This Article is From Aug 12, 2014

Drastic Rise in Communal Violence Since BJP Took Power: Sonia Gandhi

Drastic Rise in Communal Violence Since BJP Took Power: Sonia Gandhi

At a meeting of Congress leaders in Kerala, Mrs Gandhi said communal violence had increased in states like Uttar Pradesh and Maharashtra in the past 11 weeks since the BJP came to power. (File photo)

Thiruvananthapuram: In a sharp attack on the ruling BJP, Congress president Sonia Gandhi today said communal violence had "increased drastically" since the new government took charge in May.

At a meeting of Congress leaders in Kerala, Mrs Gandhi said communal violence had increased in states like Uttar Pradesh and Maharashtra in the past 11 weeks since the BJP came to power.

"During UPA 1 and 2, there were hardly such instances. But in a very short span we have had nothing less than 600 incidents of communal violence in UP and perhaps as many in Maharashtra.
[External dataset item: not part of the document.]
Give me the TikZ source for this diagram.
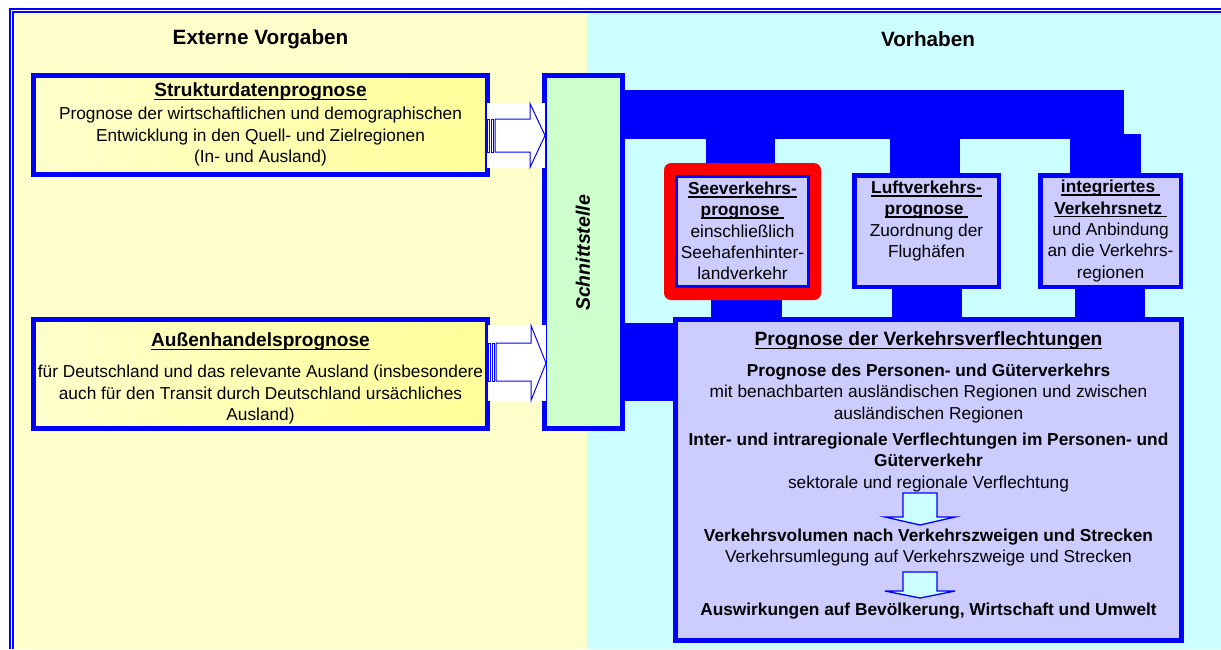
\documentclass[tikz,border=0pt]{standalone}
\usepackage{fontspec}
\setmainfont{Liberation Sans}
\usetikzlibrary{calc}
\definecolor{bgyellow}{HTML}{FFFFCC}
\definecolor{bgcyan}{HTML}{CCFFFF}
\definecolor{lav}{HTML}{CCCCFF}
\definecolor{mint}{HTML}{CCFFCC}
\definecolor{boxyel}{HTML}{FFFF99}
\definecolor{boxyellt}{HTML}{FFFFCC}
\definecolor{pblue}{HTML}{0000FF}
\definecolor{pred}{HTML}{FF0000}
\newcommand{\fsz}[2][21.3]{\fontsize{#2}{#1}\selectfont}
\newcommand{\myul}[1]{\setbox0=\hbox{#1}\rlap{\rule[-3.2pt]{\wd0}{1.6pt}}\box0}
\begin{document}
\begin{tikzpicture}[x=1pt,y=-1pt,
  every node/.style={inner sep=0pt, outer sep=0pt},
  ybox/.style={draw=pblue, line width=5pt, left color=boxyellt, right color=boxyel},
  lbox/.style={draw=pblue, fill=lav},
  bar/.style={fill=pblue},
  txt/.style={align=center, font=\fsz{17.3}},
  title/.style={font=\fsz{20.7}\bfseries},
  rarrow/.style={draw=pblue, line width=1pt, fill=white},
  darrow/.style={draw=pblue, line width=1.3pt, fill=bgcyan, line join=miter}]
\useasboundingbox (0,0) rectangle (1221,649);
\clip (0,0) rectangle (1221,649);
% backgrounds
\fill[bgyellow] (14,13) rectangle (587,649);
\fill[bgcyan] (587,13) rectangle (1221,649);
% double frame
\draw[pblue, line width=1.8pt] (10,649) -- (10,8.7) -- (1221,8.7);
\draw[pblue, line width=1.8pt] (13,649) -- (13,11.8) -- (1221,11.8);
% titles
\node[title] (tlinks) at (260.5,39.5) {Externe Vorgaben};
\node[title] (trechts) at (928,39.5) {Vorhaben};
% blue connector bars
\fill[bar] (625,90) rectangle (1124,139);
\fill[bar] (706,135) rectangle (775,166);
\fill[bar] (890,135) rectangle (960,176);
\fill[bar] (1070,134) rectangle (1141,176);
\fill[bar] (711,296) rectangle (782,320);
\fill[bar] (892,286) rectangle (962,320);
\fill[bar] (1075,286) rectangle (1145,320);
\fill[bar] (620,323) rectangle (676,401);
% left boxes
\node[ybox, minimum width=454pt, minimum height=99pt] (struk) at (260.5,125) {};
\node[ybox, minimum width=454pt, minimum height=109pt] (aussen) at (260.5,374) {};
\node[txt] (struktxt) at (260.5,124.5) {{\fsz{19.1}\bfseries\myul{Strukturdatenprognose}}\\[1.5pt]
Prognose der wirtschaftlichen und demographischen\\
Entwicklung in den Quell- und Zielregionen\\
(In- und Ausland)};
\node[txt] (aussentxt) at (260.5,378.5) {{\fsz{19.1}\bfseries\myul{Außenhandelsprognose}}\\[9.5pt]
für Deutschland und das relevante Ausland (insbesondere\\
auch für den Transit durch Deutschland ursächliches\\
Ausland)};
% Schnittstelle
\node[draw=pblue, line width=5pt, fill=mint, minimum width=78pt, minimum height=353pt] (schnitt) at (583.5,252) {};
\node[rotate=90, font=\fsz{19.5}\bfseries\itshape] (schnitttxt) at (583,253) {Schnittstelle};
% striped block arrows
\fill[white] (487,103) rectangle (545,168);
\fill[white] (488,325) rectangle (546,401);
\draw[rarrow] (495,119) -- (530,119) -- (530,103.5) -- (545,135.5) -- (530,167.5) -- (530,152) -- (495,152) -- cycle;
\draw[rarrow] (487.8,119) rectangle (489.8,152);
\draw[rarrow] (491.2,119) rectangle (493.6,152);
\draw[rarrow] (496,343) -- (531,343) -- (531,325.5) -- (546,363) -- (531,400.5) -- (531,381) -- (496,381) -- cycle;
\draw[rarrow] (488.8,343) rectangle (490.8,381);
\draw[rarrow] (492.2,343) rectangle (494.6,381);
% Vorhaben boxes
\node[fill=pred, rounded corners=7pt, minimum width=157pt, minimum height=137pt] (seered) at (742.5,231.5) {};
\node[lbox, line width=3pt, minimum width=132pt, minimum height=110pt] (see) at (742.5,231.5) {};
\node[lbox, line width=4.5pt, minimum width=144.5pt, minimum height=111.5pt] (luft) at (926.5,231) {};
\node[lbox, line width=4.5pt, minimum width=140.5pt, minimum height=111.5pt] (netz) at (1110.5,231) {};
\node[txt] (seetxt) at (742.5,231) {{\bfseries\myul{Seeverkehrs-}}\\{\bfseries\myul{prognose\ }}\\einschließlich\\Seehafenhinter-\\landverkehr};
\node[txt] (lufttxt) at (926.5,221) {{\bfseries\myul{Luftverkehrs-}}\\{\bfseries\myul{prognose\ }}\\Zuordnung der\\Flughäfen};
\node[txt] (netztxt) at (1110.5,231) {{\bfseries\myul{integriertes\ }}\\{\bfseries\myul{Verkehrsnetz\ }}\\und Anbindung\\an die Verkehrs-\\regionen};
% Prognose der Verkehrsverflechtungen
\node[lbox, line width=5pt, minimum width=506pt, minimum height=321pt] (prog) at (928.5,480) {};
\node[font=\fsz{19.2}\bfseries] (progtitle) at (928.5,341) {\myul{Prognose der Verkehrsverflechtungen}};
\node[txt] (p1) at (928.5,393.5) {{\bfseries Prognose des Personen- und Güterverkehrs}\\
mit benachbarten ausländischen Regionen und zwischen\\
ausländischen Regionen};
\node[txt] (p2) at (928.5,462.5) {{\bfseries Inter- und intraregionale Verflechtungen im Personen- und}\\
{\bfseries Güterverkehr}\\
sektorale und regionale Verflechtung};
\node[txt] (p3) at (928.5,547.5) {{\bfseries Verkehrsvolumen nach Verkehrszweigen und Strecken}\\
Verkehrsumlegung auf Verkehrszweige und Strecken};
\node[txt] (p4) at (928.5,611) {\bfseries Auswirkungen auf Bevölkerung, Wirtschaft und Umwelt};
% down block arrows
\draw[darrow] (903,493) -- (937,493) -- (937,517) -- (955,517) -- (920,525) -- (885,517) -- (903,517) -- cycle;
\draw[darrow] (903,572) -- (937,572) -- (937,591) -- (955,591) -- (920,598) -- (885,591) -- (903,591) -- cycle;
\end{tikzpicture}
\end{document}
Why suddenly all these communal instances after the BJP came to power? These instances are deliberately created to divide our society on religious lines. We must condemn this," she said.

Her words underscored the Congress' campaign to highlight what it calls "communal politics" on BJP's watch.
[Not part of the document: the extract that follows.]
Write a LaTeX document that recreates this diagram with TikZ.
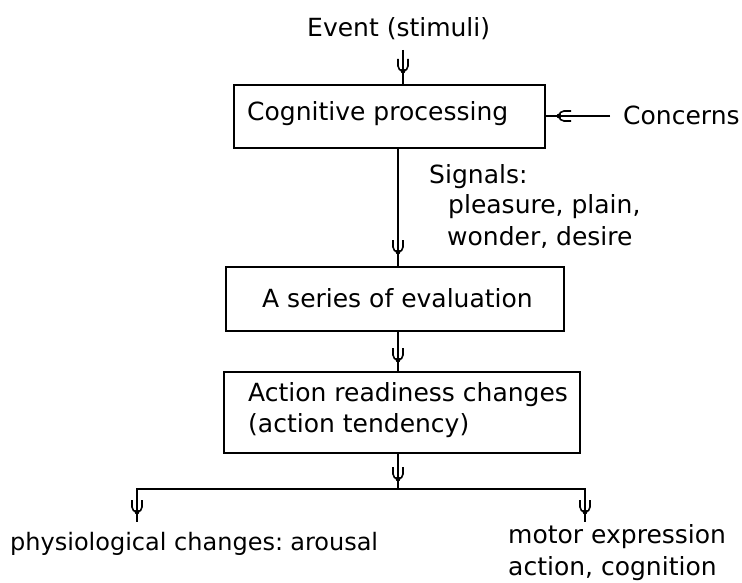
\documentclass[tikz,border=0pt]{standalone}
\usepackage{fontspec}
\setmainfont{DejaVu Sans}
\usetikzlibrary{decorations.markings}
\begin{document}
\begin{tikzpicture}[x=1pt,y=-1pt,
  every node/.style={font=\fontsize{25}{30}\selectfont, inner sep=0pt},
  box/.style={draw, line width=2pt, anchor=north west},
  lbl/.style={anchor=base west},
  conn/.style={line width=2pt},
  arrowmark/.style={postaction={decorate},
    decoration={markings, mark=at position #1 with {
      \draw[line width=1.6pt] (-12pt,5pt) -- (-5pt,5pt) .. controls (-2.2pt,5pt) and (0pt,2.8pt) .. (0pt,0pt);
      \draw[line width=1.6pt] (-12pt,-5pt) -- (-5pt,-5pt) .. controls (-2.2pt,-5pt) and (0pt,-2.8pt) .. (0pt,0pt);
      \fill (0pt,0pt) circle (2.4pt);
    }}},
]
\useasboundingbox (0,0) rectangle (742,583);
\fill[white] (0,0) rectangle (742,583);

% boxes
\node[box, minimum width=311pt, minimum height=63pt] (b1) at (233,84) {};
\node[box, minimum width=338pt, minimum height=64pt] (b2) at (225,266) {};
\node[box, minimum width=356pt, minimum height=81pt] (b3) at (223,371) {};

% texts
\node[lbl] (tev) at (307,37) {Event (stimuli)};
\node[lbl] (t1) at (247,121) {Cognitive processing};
\node[lbl] (tcon) at (623,125) {Concerns};
\node[lbl] (sig1) at (429,183) {Signals:};
\node[lbl] (sig2) at (448,214) {pleasure, plain,};
\node[lbl] (sig3) at (447,245) {wonder, desire};
\node[lbl] (t2) at (262,307) {A series of evaluation};
\node[lbl] (t3a) at (248,401) {Action readiness changes};
\node[lbl] (t3b) at (248,432) {(action tendency)};
\node[lbl, font=\fontsize{24}{29}\selectfont] (phys) at (10,550) {physiological changes:\hspace{-3pt} arousal};
\node[lbl] (mot1) at (508,543) {motor expression};
\node[lbl] (mot2) at (508,575) {action, cognition};

% coordinates
\coordinate (ev) at (403,50);
\coordinate (cn) at (610,116);
\coordinate (spine) at (398,0);
\coordinate (j) at (398,489);
\coordinate (jl) at (137,489);
\coordinate (jr) at (585,489);
\coordinate (el) at (137,522);
\coordinate (er) at (585,522);

% connectors
\draw[conn, arrowmark=-13pt] (ev) -- (ev |- b1.north);
\draw[conn, arrowmark=-13pt] (cn) -- (cn -| b1.east);
\draw[conn, arrowmark=-14pt] (b1.south -| spine) -- (b2.north -| spine);
\draw[conn, arrowmark=-11pt] (b2.south -| spine) -- (b3.north -| spine);
\draw[conn, arrowmark=-10pt] (b3.south -| j) -- (j);
\draw[conn, arrowmark=-10pt] (j) -- (jl) -- (el);
\draw[conn, arrowmark=-10pt] (j) -- (jr) -- (er);
\end{tikzpicture}
\end{document}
Last week, Sonia Gandhi's son and party vice president Rahul Gandhi protested in the well of the Lok Sabha in an unusual show of aggression, demanding a discussion on communal violence.
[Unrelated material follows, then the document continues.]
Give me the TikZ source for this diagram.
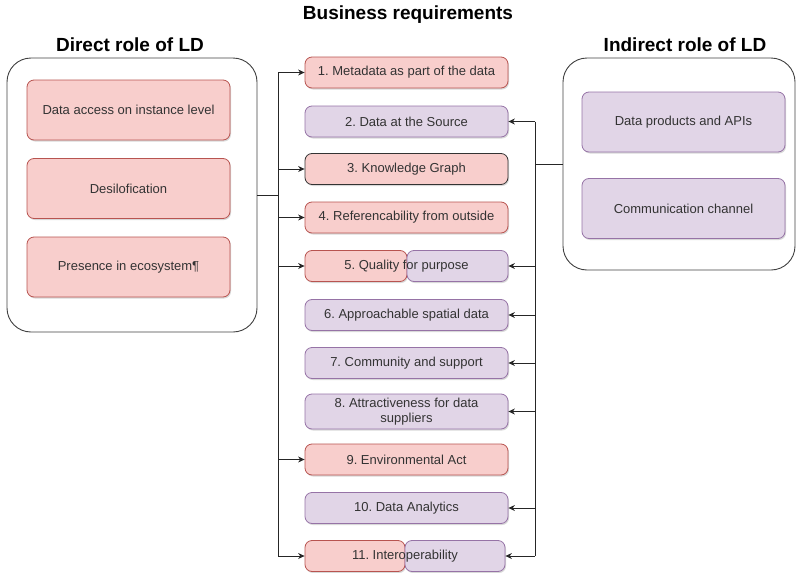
\documentclass[tikz,border=0pt]{standalone}
\usepackage{fontspec}
\setmainfont{Liberation Sans}
\usetikzlibrary{arrows.meta,shadows}
\definecolor{pinkfill}{HTML}{F8CECC}
\definecolor{pinkline}{HTML}{B85450}
\definecolor{lilacfill}{HTML}{E1D5E7}
\definecolor{lilacline}{HTML}{9673A6}
\definecolor{boxtext}{HTML}{333333}
\frenchspacing
\tikzset{
  basebox/.style={rounded corners=7pt, line width=0.8pt, inner sep=0pt,
    minimum width=203pt, minimum height=31pt, align=center, text=boxtext,
    font=\fontsize{13}{15}\selectfont},
  shadowed/.style={drop shadow={shadow xshift=1pt, shadow yshift=-1.5pt, opacity=0.25, fill=black!60}},
  pinkbox/.style={basebox, shadowed, fill=pinkfill, draw=pinkline},
  lilacbox/.style={basebox, shadowed, fill=lilacfill, draw=lilacline},
  rolebox/.style={draw=black!75, line width=0.9pt, rounded corners=24pt, inner sep=0pt},
  roletitle/.style={font=\fontsize{19}{22}\selectfont\bfseries},
  link/.style={line width=0.9pt, draw=black!85},
  arr/.style={link, -{Stealth[length=6.5pt, width=6pt]}}
}
\begin{document}
\begin{tikzpicture}[x=1pt, y=-1pt]
  \useasboundingbox (0,0) rectangle (796,573);

  % Titles
  \node[roletitle] (reqtitle) at (408,15) {Business requirements};
  \node[roletitle] (directtitle) at (130,45) {Direct role of LD};
  \node[roletitle] (indirecttitle) at (685,45) {Indirect role of LD};

  % Direct role of LD
  \node[rolebox, minimum width=250pt, minimum height=274pt] (directbox) at (132,195) {};
  \node[pinkbox, minimum height=60pt] (d1) at (128.5,110) {Data access on instance level};
  \node[pinkbox, minimum height=60pt] (d2) at (128.5,188.5) {Desilofication};
  \node[pinkbox, minimum height=60pt] (d3) at (128.5,267) {Presence in ecosystem¶};

  % Indirect role of LD
  \node[rolebox, minimum width=232pt, minimum height=212pt] (indirectbox) at (679,164) {};
  \node[lilacbox, minimum height=60pt] (i1) at (683.5,122) {Data products and APIs};
  \node[lilacbox, minimum height=60pt] (i2) at (683.5,208.5) {Communication channel};

  % Business requirements
  \node[pinkbox] (r1) at (406.5,72.5) {1. Metadata as part of the data};
  \node[lilacbox] (r2) at (406.5,121.5) {2. Data at the Source};
  \node[pinkbox, draw=black!80] (r3) at (406.5,169) {3. Knowledge Graph};
  \node[pinkbox] (r4) at (406.5,217.5) {4. Referencability from outside};
  \node[pinkbox, minimum width=102pt] (r5a) at (356,266) {};
  \node[lilacbox, minimum width=101pt] (r5b) at (457.5,266) {};
  \node[basebox] (r5) at (406.5,266) {5. Quality for purpose};
  \node[lilacbox] (r6) at (406.5,315) {6. Approachable spatial data};
  \node[lilacbox] (r7) at (406.5,363) {7. Community and support};
  \node[lilacbox, minimum height=35pt] (r8) at (406.5,411.5) {8. Attractiveness for data\\suppliers};
  \node[pinkbox] (r9) at (406.5,459.5) {9. Environmental Act};
  \node[lilacbox] (r10) at (406.5,508) {10. Data Analytics};
  \node[pinkbox, minimum width=100pt] (r11a) at (355,556) {};
  \node[lilacbox, minimum width=100pt] (r11b) at (455,556) {};
  \node[basebox, minimum width=200pt] (r11) at (405,556) {11. Interoperability};

  % Left bus
  \coordinate (lbus) at (278,195);
  \draw[link] (directbox.east) -- (lbus);
  \draw[link] (lbus |- r1) -- (lbus |- r11);
  \foreach \i in {1,3,4,5,9,11}
    \draw[arr] (lbus |- r\i) -- (r\i.west);

  % Right bus
  \coordinate (rbus) at (535,164);
  \draw[link] (indirectbox.west) -- (rbus);
  \draw[link] (rbus |- r2) -- (rbus |- r11);
  \foreach \i in {2,5,6,7,8,10,11}
    \draw[arr] (rbus |- r\i) -- (r\i.east);
\end{tikzpicture}
\end{document}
He later accused Speaker Sumitra Mahajan of bias and alleged that "only one man is heard in Parliament", an allusion to Prime Minister Narendra Modi.

The government finally agreed to a debate, which is expected today.

On the weekend Mr Gandhi alleged in a newspaper interview that the communal conflict in Uttar Pradesh have been "artificially and deliberately engineered" as part of a strategy to "divide the poor," clearly aiming at the BJP.

Mr Modi retorted at a BJP meeting on Saturday, "Despite their humiliating defeat, those who cannot move away from vote-bank politics are harming the social fabric...This politics of promoting polarisation and divisiveness for electoral gain must end."